• _Exercise task_
Your answer should be one number: how many lines of the data include the string "this"?

• _Listing_
------------------------------------------------------------
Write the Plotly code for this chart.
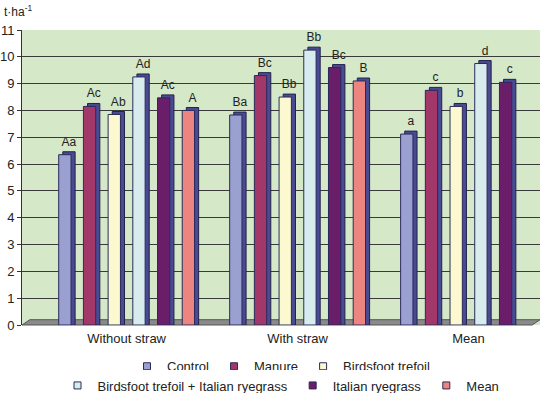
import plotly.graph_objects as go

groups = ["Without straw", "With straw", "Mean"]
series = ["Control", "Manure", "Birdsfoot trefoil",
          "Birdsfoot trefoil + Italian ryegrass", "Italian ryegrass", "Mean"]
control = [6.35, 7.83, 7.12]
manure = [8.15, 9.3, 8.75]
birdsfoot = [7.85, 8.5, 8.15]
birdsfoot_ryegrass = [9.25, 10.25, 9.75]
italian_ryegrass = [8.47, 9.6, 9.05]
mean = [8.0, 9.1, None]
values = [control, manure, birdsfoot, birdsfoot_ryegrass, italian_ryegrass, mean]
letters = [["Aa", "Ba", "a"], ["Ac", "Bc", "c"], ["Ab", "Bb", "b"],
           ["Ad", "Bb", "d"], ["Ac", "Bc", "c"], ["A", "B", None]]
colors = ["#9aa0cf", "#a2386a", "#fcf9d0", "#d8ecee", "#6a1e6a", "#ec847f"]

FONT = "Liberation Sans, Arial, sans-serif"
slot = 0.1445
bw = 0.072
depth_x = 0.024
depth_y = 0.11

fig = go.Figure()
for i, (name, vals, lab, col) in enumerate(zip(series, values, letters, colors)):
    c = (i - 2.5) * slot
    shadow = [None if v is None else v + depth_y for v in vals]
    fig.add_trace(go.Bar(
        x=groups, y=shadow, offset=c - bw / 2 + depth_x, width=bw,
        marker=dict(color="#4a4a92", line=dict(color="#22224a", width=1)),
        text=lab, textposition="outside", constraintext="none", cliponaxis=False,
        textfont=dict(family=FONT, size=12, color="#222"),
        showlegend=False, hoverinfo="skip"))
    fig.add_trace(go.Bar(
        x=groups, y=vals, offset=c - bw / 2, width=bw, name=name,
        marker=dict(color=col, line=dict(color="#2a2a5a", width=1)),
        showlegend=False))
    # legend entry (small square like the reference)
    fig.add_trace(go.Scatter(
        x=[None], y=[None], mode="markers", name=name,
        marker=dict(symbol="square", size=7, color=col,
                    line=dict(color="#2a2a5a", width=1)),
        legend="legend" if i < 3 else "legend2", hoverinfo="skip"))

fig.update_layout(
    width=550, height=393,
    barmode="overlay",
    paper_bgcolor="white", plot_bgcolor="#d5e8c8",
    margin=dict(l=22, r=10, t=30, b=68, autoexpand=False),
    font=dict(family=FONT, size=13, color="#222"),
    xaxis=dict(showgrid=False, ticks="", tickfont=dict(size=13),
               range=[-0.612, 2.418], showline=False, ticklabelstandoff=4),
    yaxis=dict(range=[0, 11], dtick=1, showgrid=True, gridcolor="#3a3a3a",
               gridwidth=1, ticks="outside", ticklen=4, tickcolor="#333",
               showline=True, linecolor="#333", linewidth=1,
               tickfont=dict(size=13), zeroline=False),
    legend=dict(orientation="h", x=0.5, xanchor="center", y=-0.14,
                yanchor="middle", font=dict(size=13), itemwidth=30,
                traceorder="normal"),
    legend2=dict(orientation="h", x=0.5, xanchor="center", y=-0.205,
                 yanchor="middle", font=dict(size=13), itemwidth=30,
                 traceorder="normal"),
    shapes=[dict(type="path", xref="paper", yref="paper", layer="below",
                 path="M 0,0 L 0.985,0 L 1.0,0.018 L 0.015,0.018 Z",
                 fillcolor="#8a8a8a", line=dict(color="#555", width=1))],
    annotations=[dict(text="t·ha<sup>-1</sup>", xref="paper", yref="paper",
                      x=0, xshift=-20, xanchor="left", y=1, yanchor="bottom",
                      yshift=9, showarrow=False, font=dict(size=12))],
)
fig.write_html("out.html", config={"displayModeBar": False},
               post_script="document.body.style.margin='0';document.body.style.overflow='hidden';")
------------------------------------------------------------
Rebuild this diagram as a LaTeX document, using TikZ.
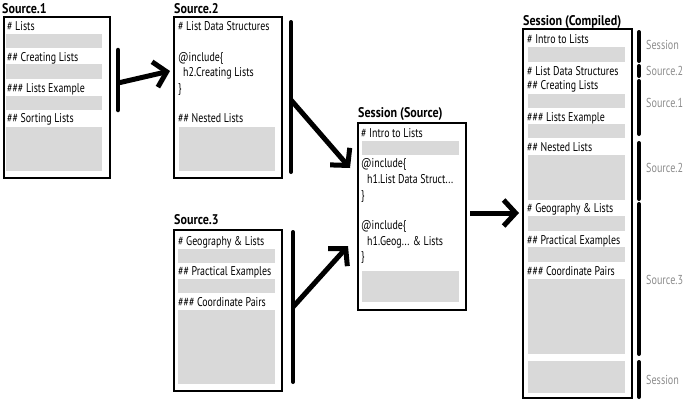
------------------------------------------------------------
• _Right answer_
2